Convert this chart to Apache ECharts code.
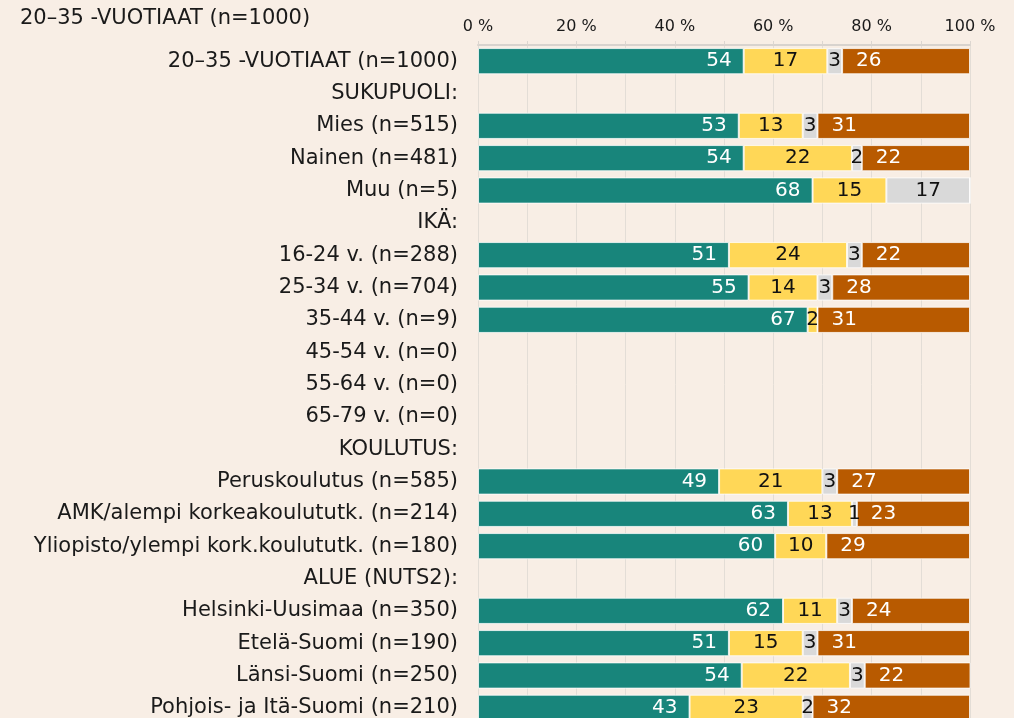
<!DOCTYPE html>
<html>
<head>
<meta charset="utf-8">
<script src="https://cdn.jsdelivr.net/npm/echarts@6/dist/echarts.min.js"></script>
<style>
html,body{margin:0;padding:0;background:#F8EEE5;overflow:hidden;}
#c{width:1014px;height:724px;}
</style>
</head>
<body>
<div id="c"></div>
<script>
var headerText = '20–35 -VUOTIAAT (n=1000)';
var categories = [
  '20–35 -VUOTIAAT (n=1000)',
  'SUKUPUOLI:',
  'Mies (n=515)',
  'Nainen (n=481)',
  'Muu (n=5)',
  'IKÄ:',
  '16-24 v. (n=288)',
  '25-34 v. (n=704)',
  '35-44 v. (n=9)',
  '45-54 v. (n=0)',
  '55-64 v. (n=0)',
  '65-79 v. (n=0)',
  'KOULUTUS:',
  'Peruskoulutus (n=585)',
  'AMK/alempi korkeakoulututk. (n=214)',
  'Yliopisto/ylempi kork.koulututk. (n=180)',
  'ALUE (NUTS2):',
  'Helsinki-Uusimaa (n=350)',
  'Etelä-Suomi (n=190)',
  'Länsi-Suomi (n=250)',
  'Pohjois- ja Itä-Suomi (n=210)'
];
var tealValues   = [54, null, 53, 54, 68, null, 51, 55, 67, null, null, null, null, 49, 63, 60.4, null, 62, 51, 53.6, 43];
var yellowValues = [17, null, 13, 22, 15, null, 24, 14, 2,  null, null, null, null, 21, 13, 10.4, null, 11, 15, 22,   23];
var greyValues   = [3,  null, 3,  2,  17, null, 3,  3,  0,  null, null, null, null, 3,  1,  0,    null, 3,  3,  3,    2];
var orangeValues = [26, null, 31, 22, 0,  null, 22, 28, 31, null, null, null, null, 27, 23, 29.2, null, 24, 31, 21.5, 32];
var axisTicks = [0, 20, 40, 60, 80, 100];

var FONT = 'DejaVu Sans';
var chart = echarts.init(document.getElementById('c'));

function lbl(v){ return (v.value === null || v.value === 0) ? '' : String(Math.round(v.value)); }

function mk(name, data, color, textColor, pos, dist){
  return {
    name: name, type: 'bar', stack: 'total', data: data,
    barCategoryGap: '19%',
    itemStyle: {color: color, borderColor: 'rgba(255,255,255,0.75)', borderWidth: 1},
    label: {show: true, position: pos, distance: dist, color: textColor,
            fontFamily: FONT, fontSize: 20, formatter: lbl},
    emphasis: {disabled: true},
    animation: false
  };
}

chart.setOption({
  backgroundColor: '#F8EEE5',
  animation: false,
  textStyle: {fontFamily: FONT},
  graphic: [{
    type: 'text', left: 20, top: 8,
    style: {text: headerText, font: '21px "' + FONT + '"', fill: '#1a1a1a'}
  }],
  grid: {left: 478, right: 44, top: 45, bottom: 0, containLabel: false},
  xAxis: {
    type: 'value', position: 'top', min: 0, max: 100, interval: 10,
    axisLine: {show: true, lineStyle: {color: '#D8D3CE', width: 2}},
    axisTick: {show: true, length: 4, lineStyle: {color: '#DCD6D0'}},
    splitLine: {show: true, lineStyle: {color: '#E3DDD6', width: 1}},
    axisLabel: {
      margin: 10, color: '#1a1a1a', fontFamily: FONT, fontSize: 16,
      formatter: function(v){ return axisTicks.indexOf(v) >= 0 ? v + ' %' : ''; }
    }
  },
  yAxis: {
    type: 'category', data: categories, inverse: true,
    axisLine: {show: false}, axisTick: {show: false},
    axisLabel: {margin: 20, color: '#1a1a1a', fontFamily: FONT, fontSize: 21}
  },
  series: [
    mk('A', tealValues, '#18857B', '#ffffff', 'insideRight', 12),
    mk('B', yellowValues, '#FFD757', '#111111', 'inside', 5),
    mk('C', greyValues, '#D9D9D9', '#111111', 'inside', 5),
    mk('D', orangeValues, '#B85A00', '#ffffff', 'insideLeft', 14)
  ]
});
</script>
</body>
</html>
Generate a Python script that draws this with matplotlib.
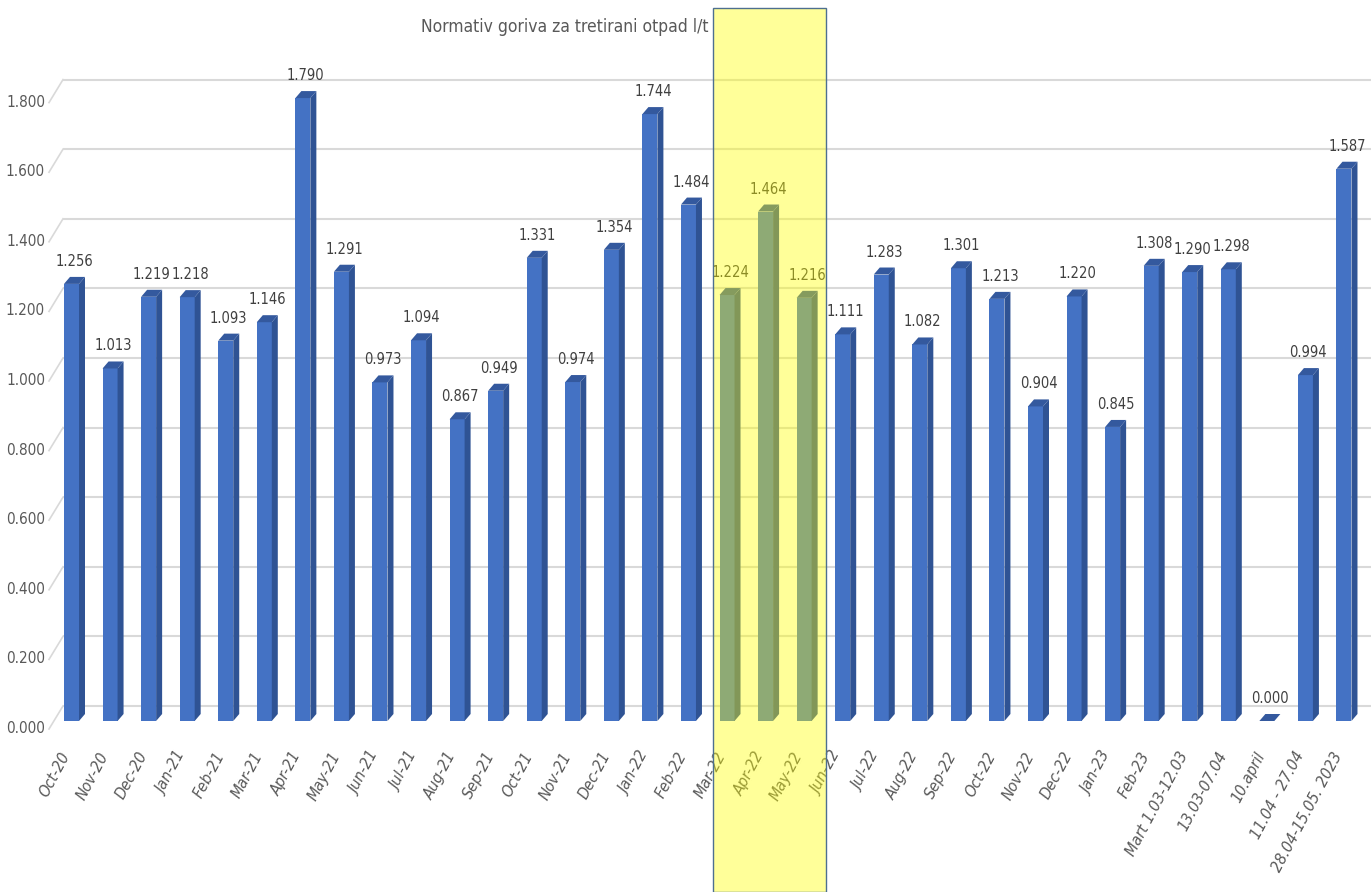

_ _ _ _

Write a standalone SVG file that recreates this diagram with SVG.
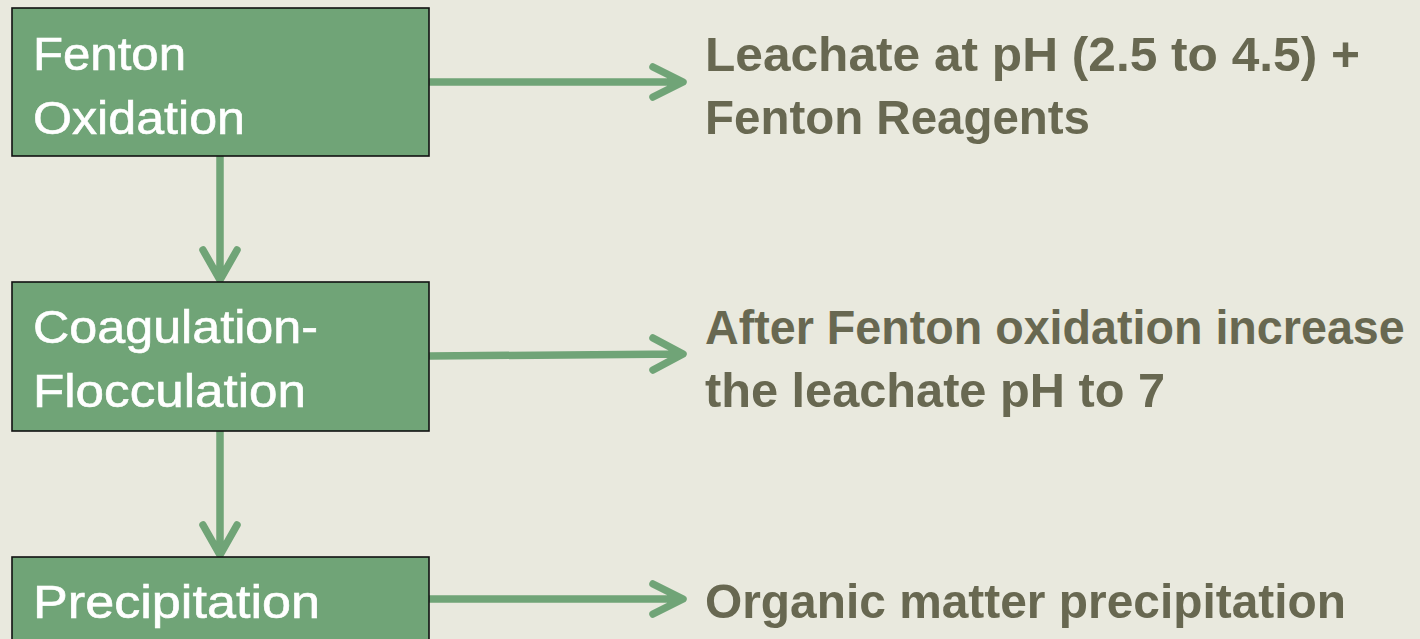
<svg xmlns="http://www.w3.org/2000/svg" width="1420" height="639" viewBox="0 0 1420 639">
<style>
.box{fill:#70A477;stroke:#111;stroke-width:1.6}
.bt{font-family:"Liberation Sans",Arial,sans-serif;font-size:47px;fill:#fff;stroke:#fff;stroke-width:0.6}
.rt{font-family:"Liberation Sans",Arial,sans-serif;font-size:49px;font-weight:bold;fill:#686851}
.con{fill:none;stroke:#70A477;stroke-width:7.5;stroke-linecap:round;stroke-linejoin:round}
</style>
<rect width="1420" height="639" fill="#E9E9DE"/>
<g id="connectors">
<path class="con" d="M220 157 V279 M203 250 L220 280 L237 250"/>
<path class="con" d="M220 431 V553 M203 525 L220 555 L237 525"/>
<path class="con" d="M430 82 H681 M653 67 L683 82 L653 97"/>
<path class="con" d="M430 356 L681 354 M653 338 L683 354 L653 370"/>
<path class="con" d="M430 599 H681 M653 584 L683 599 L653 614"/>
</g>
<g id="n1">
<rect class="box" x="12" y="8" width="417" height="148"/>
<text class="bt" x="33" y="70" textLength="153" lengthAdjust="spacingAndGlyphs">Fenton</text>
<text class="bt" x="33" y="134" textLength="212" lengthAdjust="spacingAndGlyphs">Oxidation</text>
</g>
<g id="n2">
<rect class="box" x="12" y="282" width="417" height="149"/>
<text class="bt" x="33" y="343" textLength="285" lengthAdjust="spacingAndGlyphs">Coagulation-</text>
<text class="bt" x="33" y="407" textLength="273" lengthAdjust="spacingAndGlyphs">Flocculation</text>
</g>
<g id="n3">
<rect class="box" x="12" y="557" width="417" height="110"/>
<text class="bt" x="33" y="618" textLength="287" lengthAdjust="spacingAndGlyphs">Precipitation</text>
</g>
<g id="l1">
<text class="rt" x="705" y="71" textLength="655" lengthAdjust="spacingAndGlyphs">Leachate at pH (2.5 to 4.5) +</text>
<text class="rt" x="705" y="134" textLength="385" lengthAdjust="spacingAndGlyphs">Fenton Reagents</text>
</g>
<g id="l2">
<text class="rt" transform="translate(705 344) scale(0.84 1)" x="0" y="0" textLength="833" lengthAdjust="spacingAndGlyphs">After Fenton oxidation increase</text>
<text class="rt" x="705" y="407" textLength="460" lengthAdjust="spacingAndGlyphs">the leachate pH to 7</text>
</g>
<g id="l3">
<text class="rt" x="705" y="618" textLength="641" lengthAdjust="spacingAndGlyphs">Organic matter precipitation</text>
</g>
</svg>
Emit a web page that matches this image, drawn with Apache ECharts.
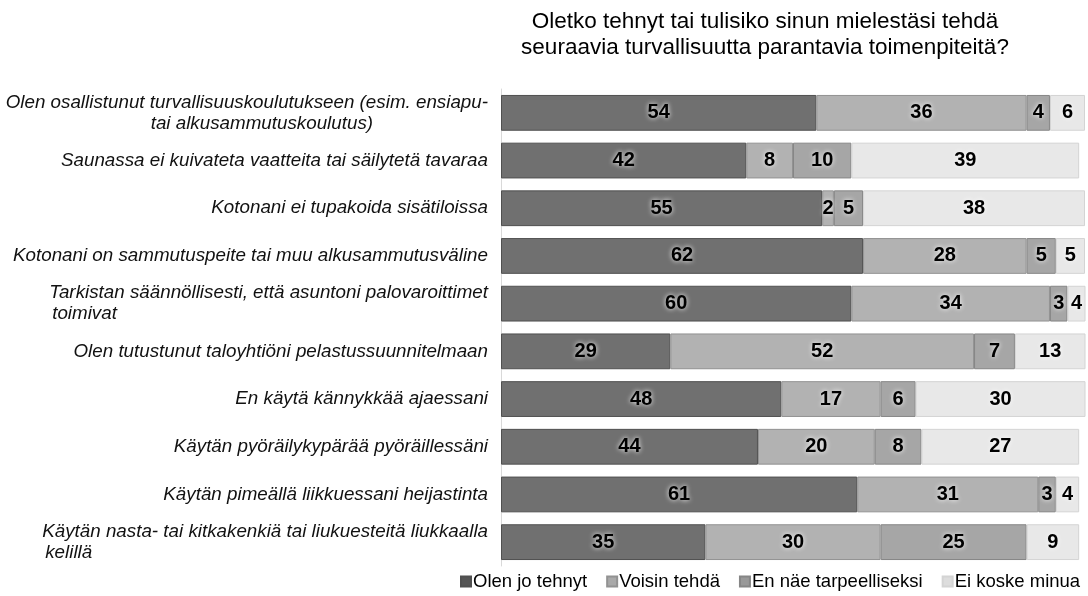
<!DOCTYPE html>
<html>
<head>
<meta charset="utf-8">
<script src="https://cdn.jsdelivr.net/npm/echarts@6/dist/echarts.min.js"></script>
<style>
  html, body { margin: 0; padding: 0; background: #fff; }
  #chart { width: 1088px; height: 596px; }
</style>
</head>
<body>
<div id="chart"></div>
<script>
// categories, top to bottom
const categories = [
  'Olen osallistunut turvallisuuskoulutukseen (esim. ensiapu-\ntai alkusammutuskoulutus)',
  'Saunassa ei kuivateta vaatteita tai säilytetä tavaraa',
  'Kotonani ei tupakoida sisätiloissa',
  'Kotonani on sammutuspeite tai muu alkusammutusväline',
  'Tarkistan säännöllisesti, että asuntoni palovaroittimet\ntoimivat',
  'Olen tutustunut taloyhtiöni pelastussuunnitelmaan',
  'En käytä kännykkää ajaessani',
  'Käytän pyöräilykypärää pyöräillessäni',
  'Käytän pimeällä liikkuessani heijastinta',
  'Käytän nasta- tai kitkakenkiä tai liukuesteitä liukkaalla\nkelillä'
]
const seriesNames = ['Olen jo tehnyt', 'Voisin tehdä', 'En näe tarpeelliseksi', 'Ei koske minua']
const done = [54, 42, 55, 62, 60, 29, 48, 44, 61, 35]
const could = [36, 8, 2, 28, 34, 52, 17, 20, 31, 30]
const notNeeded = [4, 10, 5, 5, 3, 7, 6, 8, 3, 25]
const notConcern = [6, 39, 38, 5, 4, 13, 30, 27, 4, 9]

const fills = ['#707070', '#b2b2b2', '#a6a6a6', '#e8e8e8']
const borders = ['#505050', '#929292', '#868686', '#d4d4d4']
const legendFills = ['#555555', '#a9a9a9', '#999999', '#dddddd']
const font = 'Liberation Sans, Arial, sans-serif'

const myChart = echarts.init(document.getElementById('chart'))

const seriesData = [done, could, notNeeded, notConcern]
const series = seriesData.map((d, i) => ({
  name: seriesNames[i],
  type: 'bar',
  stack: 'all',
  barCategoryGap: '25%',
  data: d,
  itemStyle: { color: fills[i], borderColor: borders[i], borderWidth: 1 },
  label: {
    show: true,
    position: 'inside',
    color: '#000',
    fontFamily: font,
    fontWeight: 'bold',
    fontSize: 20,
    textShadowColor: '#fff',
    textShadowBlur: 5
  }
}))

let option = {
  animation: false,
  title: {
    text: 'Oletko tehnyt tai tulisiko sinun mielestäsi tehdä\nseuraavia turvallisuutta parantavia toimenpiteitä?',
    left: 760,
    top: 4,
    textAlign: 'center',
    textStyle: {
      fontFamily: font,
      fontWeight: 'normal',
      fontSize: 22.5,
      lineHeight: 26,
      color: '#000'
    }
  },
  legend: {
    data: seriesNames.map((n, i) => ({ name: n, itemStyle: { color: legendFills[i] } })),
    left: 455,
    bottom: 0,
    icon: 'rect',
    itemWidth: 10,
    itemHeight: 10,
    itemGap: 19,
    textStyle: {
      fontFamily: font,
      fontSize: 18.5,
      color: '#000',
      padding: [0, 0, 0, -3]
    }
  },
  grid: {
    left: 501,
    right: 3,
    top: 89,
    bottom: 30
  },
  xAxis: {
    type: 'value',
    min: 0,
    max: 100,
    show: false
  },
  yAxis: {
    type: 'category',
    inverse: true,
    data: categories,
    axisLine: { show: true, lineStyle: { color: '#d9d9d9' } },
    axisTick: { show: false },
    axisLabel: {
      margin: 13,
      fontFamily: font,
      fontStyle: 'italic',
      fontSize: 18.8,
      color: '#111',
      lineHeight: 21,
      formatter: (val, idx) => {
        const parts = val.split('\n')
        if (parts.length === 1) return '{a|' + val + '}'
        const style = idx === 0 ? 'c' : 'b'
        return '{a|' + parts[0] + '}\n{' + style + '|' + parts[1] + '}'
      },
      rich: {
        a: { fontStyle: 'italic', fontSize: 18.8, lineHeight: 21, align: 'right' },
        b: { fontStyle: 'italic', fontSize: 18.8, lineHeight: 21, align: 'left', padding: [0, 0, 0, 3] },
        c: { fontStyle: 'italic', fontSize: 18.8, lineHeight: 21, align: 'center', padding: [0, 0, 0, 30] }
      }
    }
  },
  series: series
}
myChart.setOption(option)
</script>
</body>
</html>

_ _ _ _

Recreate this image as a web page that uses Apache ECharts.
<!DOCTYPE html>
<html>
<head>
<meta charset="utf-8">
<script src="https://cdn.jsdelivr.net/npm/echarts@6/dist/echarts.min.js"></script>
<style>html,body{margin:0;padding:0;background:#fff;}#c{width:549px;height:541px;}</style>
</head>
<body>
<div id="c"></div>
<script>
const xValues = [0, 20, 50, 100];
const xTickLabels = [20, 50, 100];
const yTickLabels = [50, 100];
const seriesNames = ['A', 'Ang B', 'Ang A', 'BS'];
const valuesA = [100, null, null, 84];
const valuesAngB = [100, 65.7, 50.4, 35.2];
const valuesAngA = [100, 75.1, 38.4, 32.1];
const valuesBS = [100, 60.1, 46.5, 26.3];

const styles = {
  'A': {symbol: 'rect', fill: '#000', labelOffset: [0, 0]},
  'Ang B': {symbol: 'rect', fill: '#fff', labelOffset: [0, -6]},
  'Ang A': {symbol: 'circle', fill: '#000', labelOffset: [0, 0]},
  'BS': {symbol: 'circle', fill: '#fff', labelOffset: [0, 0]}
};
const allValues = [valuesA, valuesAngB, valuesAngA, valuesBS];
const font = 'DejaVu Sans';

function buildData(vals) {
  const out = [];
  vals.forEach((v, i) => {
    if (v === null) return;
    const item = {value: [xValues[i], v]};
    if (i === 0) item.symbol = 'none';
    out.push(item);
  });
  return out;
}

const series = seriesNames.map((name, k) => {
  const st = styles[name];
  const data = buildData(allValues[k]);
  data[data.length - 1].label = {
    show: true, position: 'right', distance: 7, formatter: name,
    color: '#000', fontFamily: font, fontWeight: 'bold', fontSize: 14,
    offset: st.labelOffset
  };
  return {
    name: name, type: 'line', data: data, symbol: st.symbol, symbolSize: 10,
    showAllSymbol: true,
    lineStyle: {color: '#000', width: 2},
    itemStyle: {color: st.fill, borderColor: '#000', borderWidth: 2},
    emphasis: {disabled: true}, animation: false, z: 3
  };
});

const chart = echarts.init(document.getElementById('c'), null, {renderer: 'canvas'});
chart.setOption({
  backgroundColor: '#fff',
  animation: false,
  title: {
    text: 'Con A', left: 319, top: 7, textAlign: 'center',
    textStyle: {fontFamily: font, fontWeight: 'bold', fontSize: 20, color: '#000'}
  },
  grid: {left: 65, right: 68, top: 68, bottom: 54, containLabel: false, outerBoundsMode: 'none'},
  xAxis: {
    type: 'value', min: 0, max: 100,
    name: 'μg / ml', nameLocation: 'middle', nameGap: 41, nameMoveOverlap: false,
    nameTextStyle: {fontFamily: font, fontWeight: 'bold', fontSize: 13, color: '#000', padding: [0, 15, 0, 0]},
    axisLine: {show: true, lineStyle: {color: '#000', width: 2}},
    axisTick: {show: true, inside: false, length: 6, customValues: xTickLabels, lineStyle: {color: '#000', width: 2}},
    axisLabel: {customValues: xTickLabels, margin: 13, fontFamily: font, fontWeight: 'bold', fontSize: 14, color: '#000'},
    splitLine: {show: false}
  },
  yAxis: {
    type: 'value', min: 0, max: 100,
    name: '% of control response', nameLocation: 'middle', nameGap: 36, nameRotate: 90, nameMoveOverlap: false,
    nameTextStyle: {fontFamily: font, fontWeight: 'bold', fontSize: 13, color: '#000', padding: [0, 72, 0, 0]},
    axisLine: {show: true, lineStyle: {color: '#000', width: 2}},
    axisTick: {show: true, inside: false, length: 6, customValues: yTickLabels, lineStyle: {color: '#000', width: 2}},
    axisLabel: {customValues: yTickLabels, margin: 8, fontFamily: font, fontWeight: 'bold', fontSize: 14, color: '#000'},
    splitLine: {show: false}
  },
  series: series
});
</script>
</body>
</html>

_ _ _ _

Task instructions: Pull out every line containing "image".

Full output:
Emit a web page that matches this image, drawn with Apache ECharts.
Recreate this image as a web page that uses Apache ECharts.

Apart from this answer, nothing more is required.